ALÉM DO LIMITE DO HOMEM E DA MULHER
O mundo não recuperou o impacto da tragédia ocorrida no Haiti. Devastado, o país ainda não superou as consequências nefastas da tragédia que sobre ele se abateu. Longo, lento e imprevisível será o caminho da reconstrução. No entanto, retoma novo ânimo de se recriar e de se reconstituir.
Também as notícias dos acontecimentos trágicos no Chile são portadoras de inquieta perplexidade. Não deixa ninguém insensível diante do sofrimento dos sobreviventes. Eles padecem a dor de várias perdas: os depoimentos pessoais comprovam e as imagens televisivas confirmam. Diante do quadro humano desolador, somos impelidos à solidariedade e à compaixão, através da caridade eclesial, organizada pelas instituições católicas. Inclui a oração pelos sobreviventes e os mortos. Somam-se às iniciativas da comunidade brasileira e da internacional para o resgate das vítimas e o auxílio material.
Tais calamidades dão a pensar. A humanidade experimenta o próprio limite ou finitude diante da natureza hostil ou indomável. Cruel ironia: a natureza dominada pela ciência e pela técnica, ambas tão avançadas pela inteligência que a manipula, resolve expressar-se em todo seu desvario. A terra firme sobre a qual o homem pisa, caminha, corre e dança, na qual alicerça suas casas e edifícios, treme forte e tudo faz desmoronar. Ela se revolve nas entranhas, enfurece o mar e, por brevíssimos instantes que parecem eternos, deixa de ser ponto de referência segura. Abdica da sua parceria com a vida e a existência humana. Rompe-se a harmonia cósmica. O homem e a mulher, em fração de segundos, perdem tudo que construíram e adquiriram durante anos. Sentem-se irremediavelmente sós ou perdidos em sua desventura, à mercê de si mesmos, sem perguntas e sem respostas. A seguir, procuram os parentes, enterram os mortos, recolhem o que sobrou e valorizam melhor o fato de estarem vivos. Se eles acreditam, elevam a mente a Deus, pedem misericórdia e até agradecem. Enfim, esperam a solicitude dos seus semelhantes e aguardam a presteza do Estado e dos recursos técnicos e financeiros das nações solidárias. Mas, para quem tem urgência toda atuação é lenta.

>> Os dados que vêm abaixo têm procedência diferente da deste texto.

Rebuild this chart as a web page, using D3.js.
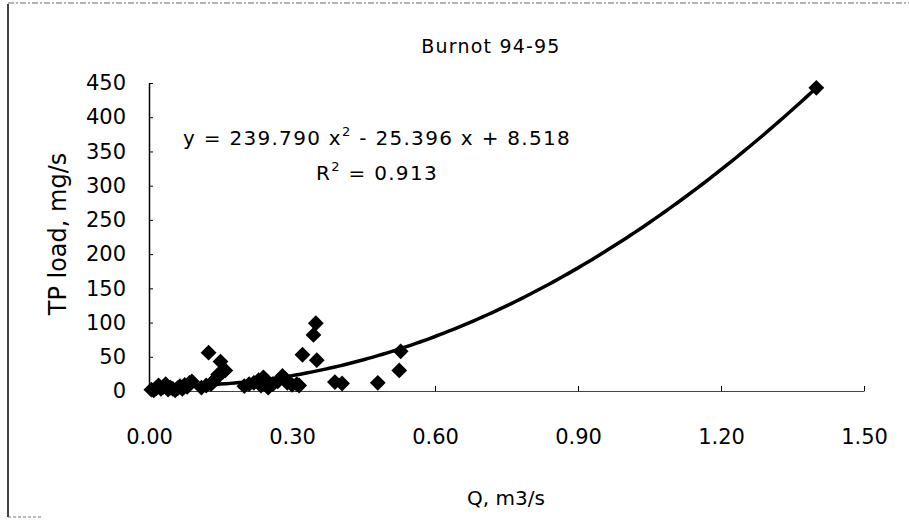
<!DOCTYPE html>
<html><head><meta charset="utf-8">
<script src="https://cdn.jsdelivr.net/npm/d3@7"></script>
<style>body{margin:0;background:#fff}svg{display:block}text{font-family:"DejaVu Sans",Verdana,sans-serif;fill:#000}</style>
</head><body><svg id="c" width="909" height="522"></svg>
<script>
// Data
const qValues = [0.005,0.010,0.015,0.020,0.025,0.030,0.035,0.040,0.045,0.050,0.055,0.060,0.065,0.070,0.075,0.080,0.085,0.090,
  0.110,0.120,0.125,0.130,0.135,0.140,0.145,0.150,0.155,0.160,
  0.200,0.210,0.220,0.230,0.235,0.240,0.250,0.260,0.270,0.280,0.285,0.290,0.300,0.310,0.315,
  0.322,0.345,0.350,0.352,0.390,0.405,0.480,0.525,0.528,1.400];
const tpValues = [2,1,4,8,3,6,10,2,5,3,1,4,7,3,9,6,12,14,
  5,8,56,10,14,18,24,43,28,30,
  7,10,12,16,8,20,5,10,14,22,18,12,9,10,8,
  53,82,99,45,13,11,12,30,58,443];
const trendCoefs = [239.790, -25.396, 8.518];
const xTicks = [0, 0.3, 0.6, 0.9, 1.2, 1.5];
const yTicks = [0, 50, 100, 150, 200, 250, 300, 350, 400, 450];
const titleText = "Burnot 94-95";
const xTitle = "Q, m3/s";
const yTitle = "TP load, mg/s";

const svg = d3.select("#c");
const x = d3.scaleLinear().domain([0, 1.5]).range([149, 864]);
const y = d3.scaleLinear().domain([0, 450]).range([391, 83]);

// frame
svg.append("line").attr("x1",8).attr("x2",8).attr("y1",4).attr("y2",517).attr("stroke","#000").attr("stroke-width",1.5);
svg.append("line").attr("x1",8).attr("x2",909).attr("y1",3).attr("y2",3).attr("stroke","#666").attr("stroke-width",1).attr("stroke-dasharray","6,2,2,2");
svg.append("line").attr("x1",8).attr("x2",42).attr("y1",517).attr("y2",517).attr("stroke","#777").attr("stroke-width",1).attr("stroke-dasharray","3,2");

// axes
const xAxis = d3.axisBottom(x).tickValues(xTicks).tickFormat(d3.format(".2f")).tickSizeInner(-5).tickSizeOuter(0).tickPadding(38);
const gx = svg.append("g").attr("transform","translate(0,391)").call(xAxis);
gx.select(".domain").attr("stroke","#444").attr("stroke-width",1.2);
gx.selectAll(".tick line").attr("stroke","#000");
gx.selectAll("text").style("font-family","DejaVu Sans").style("font-size","21px").attr("fill","#000");

const yAxis = d3.axisLeft(y).tickValues(yTicks).tickSizeInner(-4).tickSizeOuter(0).tickPadding(23);
const gy = svg.append("g").attr("transform","translate(149,0)").call(yAxis);
gy.select(".domain").attr("stroke","#000").attr("stroke-width",1.5);
gy.selectAll(".tick line").attr("stroke","#000");
gy.selectAll("text").style("font-family","DejaVu Sans").style("font-size","21px").attr("fill","#000");

// trendline
const curveX = d3.range(0, 1.4001, 0.01);
const poly = q => trendCoefs[0]*q*q + trendCoefs[1]*q + trendCoefs[2];
svg.append("path").datum(curveX)
  .attr("d", d3.line().x(d=>x(d)).y(d=>y(poly(d))).curve(d3.curveBasis))
  .attr("fill","none").attr("stroke","#000").attr("stroke-width",3.5);

// points
const pts = qValues.map((q,i)=>({q, v: tpValues[i]}));
svg.append("g").selectAll("path").data(pts).join("path")
  .attr("d", d3.symbol().type(d3.symbolSquare).size(125)())
  .attr("transform", d=>`translate(${x(d.q)},${y(d.v)}) rotate(45)`)
  .attr("fill","#000");

// texts
svg.append("text").attr("x",491).attr("y",53).attr("text-anchor","middle").style("font-size","19px").style("letter-spacing","1.2px").text(titleText);
const eq = svg.append("text").attr("x",377).attr("y",145).attr("text-anchor","middle").style("font-size","20px").style("letter-spacing","1.3px");
eq.append("tspan").text("y = 239.790 x");
eq.append("tspan").attr("dy",-9).style("font-size","13px").text("2");
eq.append("tspan").attr("dy",9).text(" - 25.396 x + 8.518");
const r2 = svg.append("text").attr("x",377).attr("y",180).attr("text-anchor","middle").style("font-size","20px").style("letter-spacing","1.3px");
r2.append("tspan").text("R");
r2.append("tspan").attr("dy",-9).style("font-size","13px").text("2");
r2.append("tspan").attr("dy",9).text(" = 0.913");
svg.append("text").attr("x",506).attr("y",505).attr("text-anchor","middle").style("font-size","20px").text(xTitle);
svg.append("text").attr("transform","translate(66,234) rotate(-90)").attr("text-anchor","middle").style("font-size","24px").text(yTitle);
</script></body></html>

Tais calamidades dão a pensar sobre a grandeza e a miséria moral do homem e da mulher. Os fatos falam. Há gestos de generosidade de pessoas anônimas e voluntárias, somada à eficiência de instituições públicas ou privadas, equipadas para o socorro emergencial. Há a ajuda financeira de particulares, alguns até com vultosas somas. Contraditoramente há aqueles que se aproveitam da vulnerabilidade coletiva. Aderem ao caminho mais fácil e imediato dos saques e pilhagens que, em parte, se explicam pelo desespero da carência de alimentos e da escassez de água. Alguns, porém, compõem o grupo dos sem caráter, insensíveis e cínicos, que aproveitam para assaltar e roubar, aumentando a sensação do caos e do abandono. Constata-se, então, a possibilidade do vandalismo incontrolável, se as forças da ordem pública logo não intervierem para pôr os devidos limites.

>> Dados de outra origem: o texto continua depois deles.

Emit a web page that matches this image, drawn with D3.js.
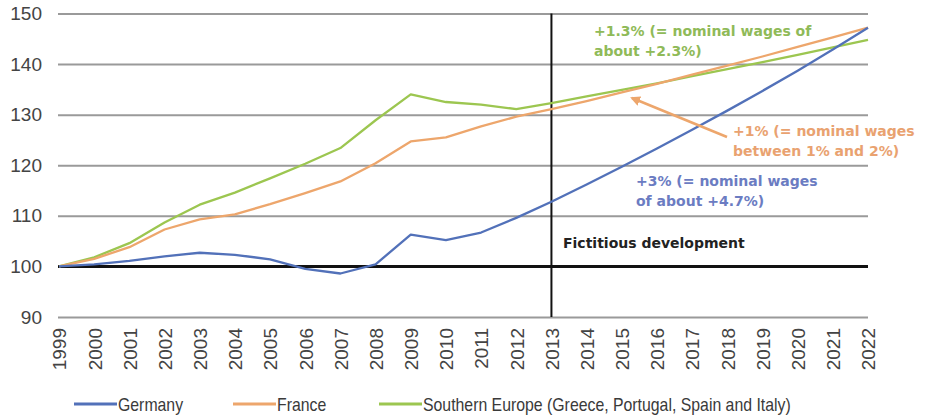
<!DOCTYPE html>
<html>
<head>
<meta charset="utf-8">
<script src="https://cdn.jsdelivr.net/npm/d3@7"></script>
<style>
  html, body { margin: 0; padding: 0; background: #fff; }
  svg { display: block; }
  .tick text { font-family: "Liberation Sans", Arial, sans-serif; fill: #444; }
</style>
</head>
<body>
<svg id="chart" width="927" height="416"></svg>
<script>
// Index of real unit labour costs, 1999 = 100 (projection from 2013)
const years = d3.range(1999, 2023);
const germany = [100, 100.4, 101.1, 102.0, 102.7, 102.3, 101.4, 99.5, 98.6, 100.4, 106.3, 105.2, 106.7, 109.6,
                 112.8, 116.2, 119.7, 123.3, 127.0, 130.8, 134.7, 138.7, 142.9, 147.2];
const france = [100, 101.5, 103.8, 107.3, 109.3, 110.3, 112.3, 114.5, 116.8, 120.4, 124.7, 125.5, 127.7, 129.6,
                131.1, 132.7, 134.4, 136.1, 137.9, 139.7, 141.5, 143.4, 145.3, 147.2];
const southEurope = [100, 101.8, 104.6, 108.7, 112.2, 114.6, 117.4, 120.3, 123.4, 128.9, 134.0, 132.5, 132.0, 131.1,
                     132.3, 133.6, 134.9, 136.2, 137.6, 139.0, 140.4, 141.8, 143.3, 144.8];
const yTicks = [90, 100, 110, 120, 130, 140, 150];
const seriesNames = ["Germany", "France", "Southern Europe (Greece, Portugal, Spain and Italy)"];
const seriesColors = ["#5271b9", "#eda66c", "#9cc650"];
const projectionStart = 2013;

const svg = d3.select("#chart");
const x = d3.scaleLinear().domain([1999, 2022]).range([59, 868]);
const y = d3.scaleLinear().domain([90, 150]).range([317, 13.5]);

// horizontal grid + value labels
const yAxis = d3.axisLeft(y).tickValues(yTicks).tickSizeInner(-(868 - 58)).tickSizeOuter(0).tickPadding(16);
const gy = svg.append("g").attr("transform", "translate(58,0)").call(yAxis);
gy.select(".domain").remove();
gy.selectAll(".tick line").attr("stroke", "#9a9a9a").attr("stroke-width", 2);
gy.selectAll(".tick text").attr("font-size", 19).attr("fill", "#444");

// year labels, rotated
const xAxis = d3.axisBottom(x).tickValues(years).tickFormat(d3.format("d")).tickSize(0);
const gx = svg.append("g").attr("transform", "translate(0,317)").call(xAxis);
gx.select(".domain").remove();
gx.selectAll(".tick text")
  .attr("font-size", 19).attr("fill", "#444")
  .attr("text-anchor", "end")
  .attr("transform", "rotate(-90)")
  .attr("x", -11).attr("y", 0).attr("dy", "0.36em");

// base line at 100 and start of projection
svg.append("line").attr("x1", 58).attr("x2", 868).attr("y1", y(100)).attr("y2", y(100))
  .attr("stroke", "#111").attr("stroke-width", 3);
svg.append("line").attr("x1", x(projectionStart)).attr("x2", x(projectionStart))
  .attr("y1", y(150)).attr("y2", y(90)).attr("stroke", "#111").attr("stroke-width", 2);

// series
const line = d3.line().x((d, i) => x(years[i])).y(d => y(d));
[southEurope, france, germany].forEach((s, k) => {
  const idx = 2 - k;
  svg.append("path").attr("d", line(s)).attr("fill", "none")
    .attr("stroke", seriesColors[idx]).attr("stroke-width", 2.3).attr("stroke-linejoin", "round");
});

// annotations
const noteFont = "'DejaVu Sans', Verdana, sans-serif";
function note(lines, px, py, color, size) {
  const t = svg.append("text").attr("font-family", noteFont).attr("font-weight", "bold")
    .attr("font-size", size).attr("fill", color);
  lines.forEach((s, i) => t.append("tspan").attr("x", px).attr("y", py + i * 20).text(s));
}
note(["+1.3% (= nominal wages of", "about +2.3%)"], 594, 36, "#8fba58", 14);
note(["+1% (= nominal wages", "between 1% and 2%)"], 733, 136, "#e9a270", 14);
note(["+3% (= nominal wages", "of about +4.7%)"], 636, 186, "#6b7cc2", 14);
note(["Fictitious development"], 563, 248, "#222", 14);

// arrow pointing at the France projection
svg.append("defs").append("marker").attr("id", "arrowHead")
  .attr("viewBox", "0 0 10 10").attr("refX", 8).attr("refY", 5)
  .attr("markerWidth", 4).attr("markerHeight", 4).attr("orient", "auto")
  .append("path").attr("d", "M0,0L10,5L0,10Z").attr("fill", "#eda66c");
svg.append("line").attr("x1", 727).attr("y1", 137).attr("x2", 632).attr("y2", 98)
  .attr("stroke", "#eda66c").attr("stroke-width", 2.5).attr("marker-end", "url(#arrowHead)");

// legend (slightly condensed lettering)
const legendX = [74, 233, 379];
const lg = svg.append("g");
seriesNames.forEach((n, i) => {
  lg.append("line").attr("x1", legendX[i]).attr("x2", legendX[i] + 43).attr("y1", 404).attr("y2", 404)
    .attr("stroke", seriesColors[i]).attr("stroke-width", 3);
  lg.append("text").attr("transform", `translate(${legendX[i] + 44},411) scale(0.88,1)`)
    .attr("font-family", "'Liberation Sans', Arial, sans-serif")
    .attr("font-size", 18).attr("fill", "#3a3a3a").text(n);
});
</script>
</body>
</html>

Quem tem fé em Deus é chamado a renová-la para superar o infortúnio, recuperar a serenidade e alimentar a esperança em dias melhores. Favorece a reconstrução. Em contexto tão trágico, vale a recomendação do Apóstolo: “fortalecei-vos no Senhor e na força do seu poder. Revesti-vos da armadura de Deus!” (Ef 6, 10-11). É o que desejamos à Igreja Católica que está no Chile, sofrida, mas solidária. Quanto aos chilenos e sua amada pátria, auguramos que passem e ultrapassem tais momentos de dura provação com a união do seu povo e com o favor de Deus. Em brevíssimo tempo.